Seguía la cabalgata, la lucha constante, la siembra continua hasta ver florecer el último árbol, él, que tanto tenía en sí de la resistencia del cedro y la infinitud. «En aquellos tiempos siempre lo vi satisfecho, contento por lo que hacía, con cualquier cosa por pequeña que, aparentemente, fuera, se sentía feliz, porque sentía que estaba siendo útil, consecuente con lo que fue su vida», asegura Llópiz.

Hoy, cuando Cuba enfrenta retadoras tormentas, y más que hombre él es faro, símbolo, libro abierto, camino seguro… son tiempos para no perder el rumbo de sus huellas, calzar como él las botas, pero sin semejanzas vanas, sin tratar de imitarlo, más bien interpretándolo en las realidades presentes, traduciendo sus palabras a nuestros días y llevando su obrar a nuestras acciones.

Cómo actuó cuando el país se estremecía por dentro, qué razones tuvo para tomar una decisión crucial, cómo lograba mirar más allá de lo obvio y trazar una estrategia brillante, qué hizo ante la derrota, por qué nunca dejó de sentir como propia la pena de los humildes, de dónde le venía esa determinación y voluntad a prueba de balas. En esas, y otras muchas respuestas se hallan sus preciosas enseñanzas sobre el difícil arte de gobernar.

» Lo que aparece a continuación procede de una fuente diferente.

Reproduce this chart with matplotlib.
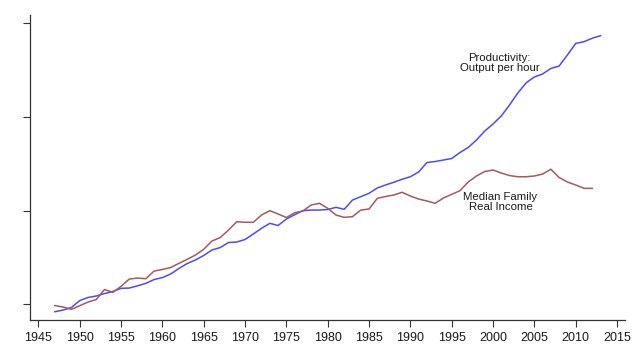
import matplotlib
matplotlib.use("Agg")

import numpy as np
import matplotlib.pyplot as plt

plt.rcParams["font.family"] = ["Liberation Sans", "DejaVu Sans"]

# index values (unlabelled y axis)
years_prod = list(range(1947, 2014))
productivity = [
    91.8, 93.6, 96.3, 103.7, 107.0, 108.6, 111.2, 113.4, 116.8, 117.1,
    119.5, 122.1, 126.2, 128.3, 132.1, 138.0, 143.3, 147.1, 151.9, 157.8,
    160.4, 165.8, 166.3, 169.0, 174.9, 181.0, 186.3, 184.0, 190.9, 195.5,
    199.8, 200.5, 200.5, 201.1, 203.4, 201.3, 211.2, 214.8, 218.4, 224.1,
    227.3, 230.2, 233.4, 236.1, 241.2, 251.3, 252.4, 254.0, 255.6, 262.0,
    267.4, 275.4, 285.0, 292.5, 301.1, 312.8, 325.7, 336.4, 342.8, 346.0,
    351.9, 354.5, 366.3, 378.6, 380.5, 384.2, 386.9,
]

years_inc = list(range(1947, 2013))
median_income = [
    98.4, 96.8, 94.3, 98.2, 102.1, 104.8, 115.5, 112.5, 118.9, 126.7,
    127.8, 127.1, 135.3, 136.9, 139.0, 143.5, 147.8, 152.4, 158.5, 167.4,
    171.1, 179.1, 188.0, 187.4, 187.4, 195.2, 199.8, 196.3, 192.5, 197.6,
    199.5, 205.9, 207.7, 202.4, 195.2, 192.7, 193.4, 200.5, 201.6, 213.0,
    215.0, 216.6, 219.5, 215.5, 212.3, 210.2, 207.7, 213.4, 217.3, 221.2,
    230.5, 236.9, 241.7, 243.3, 240.1, 237.4, 236.1, 236.1, 236.9, 239.0,
    244.1, 235.3, 230.5, 227.3, 223.7, 223.7,
]

x_ticks = list(range(1945, 2020, 5))
y_ticks = [100, 200, 300, 400]

fig = plt.figure(figsize=(6.4, 3.56), dpi=100)
ax = fig.add_axes([0.047, 0.101, 0.930, 0.857])

ax.plot(years_prod, productivity, color="#4a4aff", lw=1.1)
ax.plot(years_inc, median_income, color="#a35a5a", lw=1.1)

ax.set_xlim(1944, 2016)
ax.set_ylim(82.9, 409.1)
ax.set_xticks(x_ticks)
ax.set_yticks(y_ticks)
ax.set_yticklabels([])
ax.tick_params(axis="both", direction="out", length=5, width=0.8,
               color="#333333", labelsize=9, labelcolor="#1a1a1a")

for side in ["top", "right"]:
    ax.spines[side].set_visible(False)
for side in ["left", "bottom"]:
    ax.spines[side].set_color("#333333")
    ax.spines[side].set_linewidth(0.9)

ax.text(2000.8, 358, "Productivity:\nOutput per hour", ha="center", va="center",
        fontsize=8.2, color="#1a1a1a", linespacing=1.05)
ax.text(2000.9, 209, "Median Family\nReal Income", ha="center", va="center",
        fontsize=8.2, color="#1a1a1a", linespacing=1.05)

fig.savefig("out.png", dpi=100)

Ahora no lo encontraremos en la piedra de Santiago, ni en los silencios perturbadores de la nostalgia, ni en las consignas vacías que agobian, solo en las madrugadas de trabajo, en las soluciones sagaces para viejos problemas, en la capacidad de un cubano para conmoverse frente a las necesidades de los suyos, en los dirigentes en la calle con la explicación oportuna una y otra vez hasta el convencimiento; ahí estará el Comandante que apenas dormía, el Jefe riguroso y sensible a la vez, el gobernante ingenioso, el líder visionario, el Fidel eterno del pueblo.